There was a mountain of evidence that Trump directed a broad, complex scheme to essentially blackmail Ukraine into smearing his political opponents, but not all of it was delivered under oath because Republicans prevented key witnesses from testifying.

Several Senate Republicans decried Trump's actions toward Ukraine, but still voted to acquit him. One such Republican, Sen. Lisa Murkowski of Alaska, conceded that she hadn't seen changes in Trump's behavior from his impeachment, despite her colleague Sen. Susan Collins of Maine recently suggesting that the president had learned a lesson. "There haven't been very strong indicators this week that he has," Murkowski told reporters on Wednesday.

'There is absolutely no reason for him to stop pushing'

"From the moment he entered the Republican primary in 2015 to his impeachment five years later, Donald Trump has ignored advice to moderate and change and, in his view (which is largely correct) won. He has tested the boundaries of people and institutions several times, and found them to be bendable and weak," Cas Mudde, a political scientist at the University of Georgia who's an expert in populism, extremism, and democracy.

"There is absolutely no reason for him to stop pushing," he added. "It goes against both his personality and his experience."

Mudde said the only question is whether there is still a breaking point for the Republican party.

"Note that Trump has not changed the institutions, so the powers are still there," he said. "This is all about the courage and willingness of Republicans to stand up for the rule and law and to the president."

Since Trump's acquittal, he's ousted two key impeachment witnesses: Lt. Col. Alexander Vindman, a decorated Iraq War veteran, was pushed out of the National Security Council. Gordon Sondland, a Republican donor who gave $1 million to Trump's inauguration committee, was fired as US ambassador to the EU.

Within less than a week, Barr intervened in Stone's trial, publicly overruling the prosecutors who'd been working on the case against the longtime GOP strategist and calling for a lesser sentence than the one prosecutors had recommended.

Trump took to Twitter to celebrate this controversial intervention, which led to the withdrawal or resignations of all four prosecutors working on Stone's case. "Congratulations to Attorney General Bill Barr for taking charge of a case that was totally out of control and perhaps should not have even been brought," the president said.

'They'll do whatever they can to hold onto power'

As the president applauded the attorney general, Stanley said Barr is a "dangerous, authoritarian enabler," going on to say that Trump and those in his administration are not the only issue when it comes to an anti-democratic slide in the US.

"It's almost all of the Republican party," Stanley said. "Mitch McConnell already showed that he has no loyalty to the rule of law when he denied Obama the right to appoint Supreme Court justices...It's a much deeper problem."

"We need conservatives and Republicans to stand up for the rule of law, and if we don't have that, it's over," he said.

Trump and Barr

REUTERS/Leah Millis

U.S. Attorney General William Barr is greeted by President Donald Trump at a presentation of Public Safety Medals of Valor to officers in the East Room of the White House in Washington, U.S., May 22, 2019.
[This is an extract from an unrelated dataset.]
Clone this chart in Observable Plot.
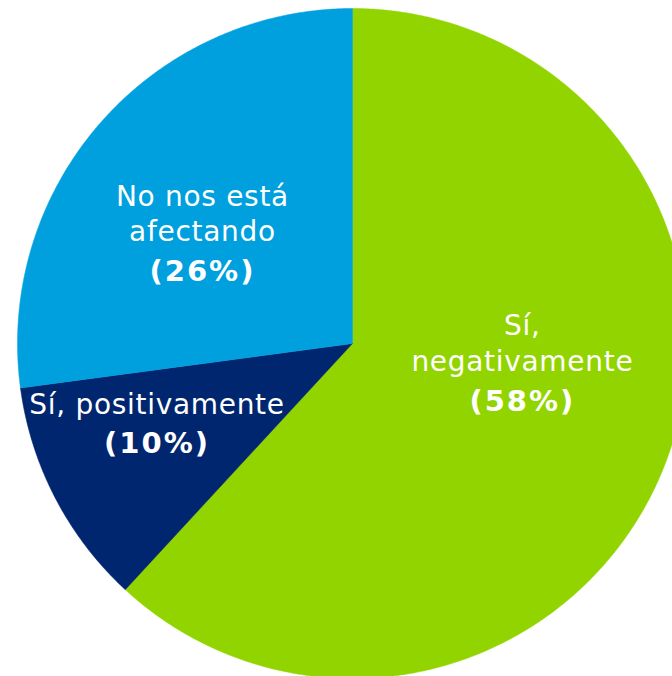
<!DOCTYPE html>
<html>
<head>
<meta charset="utf-8">
<script src="https://cdn.jsdelivr.net/npm/d3@7"></script>
<script src="https://cdn.jsdelivr.net/npm/@observablehq/plot@0.6"></script>
<style>
  html, body { margin: 0; padding: 0; background: #fff; overflow: hidden; }
  #chart svg { display: block; }
  #chart text.name { letter-spacing: 0.7px; }
  #chart text.pct { letter-spacing: 2px; }
</style>
</head>
<body>
<div id="chart"></div>
<script>
// Data (slice sizes; labels as printed)
const categories = ["Sí, negativamente", "Sí, positivamente", "No nos está afectando"];
const values = [58.4, 10.4, 25.6];
const labelNames = ["Sí,\nnegativamente", "Sí, positivamente", "No nos está\nafectando"];
const percentLabels = ["(58%)", "(10%)", "(26%)"];
const colors = ["#92D400", "#00266F", "#00A0DE"];

// Label anchor positions (unit-circle coordinates, baseline of last line)
const nameX = [0.507, -0.5836, -0.448];
const nameY = [-0.0806, -0.209, 0.3045];
const pctX = [0.507, -0.5836, -0.448];
const pctY = [-0.2, -0.328, 0.188];

const W = 672, H = 676, R = 335, CX = 352, CY = 343;

const pie = d3.pie().sort(null).value(d => d.value);
const arcs = pie(categories.map((c, i) => ({category: c, value: values[i]})));

const slicePoints = [];
for (const a of arcs) {
  const cat = a.data.category;
  slicePoints.push({category: cat, x: 0, y: 0});
  const n = Math.max(2, Math.ceil((a.endAngle - a.startAngle) / (Math.PI / 360)));
  for (let k = 0; k <= n; k++) {
    const t = a.startAngle + (a.endAngle - a.startAngle) * k / n;
    slicePoints.push({category: cat, x: Math.sin(t), y: Math.cos(t)});
  }
  slicePoints.push({category: cat, x: 0, y: 0});
}

const labels = categories.map((c, i) => ({
  category: c, name: labelNames[i], pct: percentLabels[i],
  nx: nameX[i], ny: nameY[i], px: pctX[i], py: pctY[i]
}));

const chart = Plot.plot({
  width: W,
  height: H,
  margin: 0,
  x: {domain: [-CX / R, (W - CX) / R], range: [0, W], axis: null},
  y: {domain: [-(H - CY) / R, CY / R], range: [H, 0], axis: null},
  color: {domain: categories, range: colors},
  style: {fontFamily: "DejaVu Sans, Verdana, sans-serif", background: "#fff"},
  marks: [
    Plot.line(slicePoints, {x: "x", y: "y", z: "category", fill: "category", stroke: "category", strokeWidth: 0.5, curve: "linear"}),
    Plot.text(labels, {x: "nx", y: "ny", text: "name", fill: "white", fontSize: 28, lineHeight: 1.28, textAnchor: "middle", lineAnchor: "bottom", className: "name"}),
    Plot.text(labels, {x: "px", y: "py", text: "pct", fill: "white", fontSize: 29, fontWeight: "bold", textAnchor: "middle", lineAnchor: "bottom", className: "pct"})
  ]
});
chart.querySelectorAll("g").forEach(g => {
  const cls = g.getAttribute("class") || "";
  if (cls.includes("name")) g.querySelectorAll("text").forEach(t => t.classList.add("name"));
  if (cls.includes("pct")) g.querySelectorAll("text").forEach(t => t.classList.add("pct"));
});
document.getElementById("chart").appendChild(chart);
</script>
</body>
</html>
Ruth Ben-Ghiat, a historian at New York University and expert on authoritarianism, told Insider that the resignations of the prosecutors over the interference with Stone's sentencing sent "a powerful message of protest."

"For Trump and Barr, though, this is likely 'good riddance to bad eggs,' Ben-Ghiat said.

If Americans are truly concerned with Trump's "abuse of power," Ben-Ghiat said the best strategy is for voters to mobilize and use "their electoral power to vote out these authoritarians while they still can."

But with a president who was just impeached over allegations he solicited foreign election interference, and Republican lawmakers that appear fully willing to enable his behavior, Stanley is not particularly optimistic about Election Day in November.

"I don't know what would happen in the absence of mass protests," Stanley said. "I'm not at all sanguine about the fairness of the upcoming elections...As they've shown, they'll do whatever they can to hold onto power."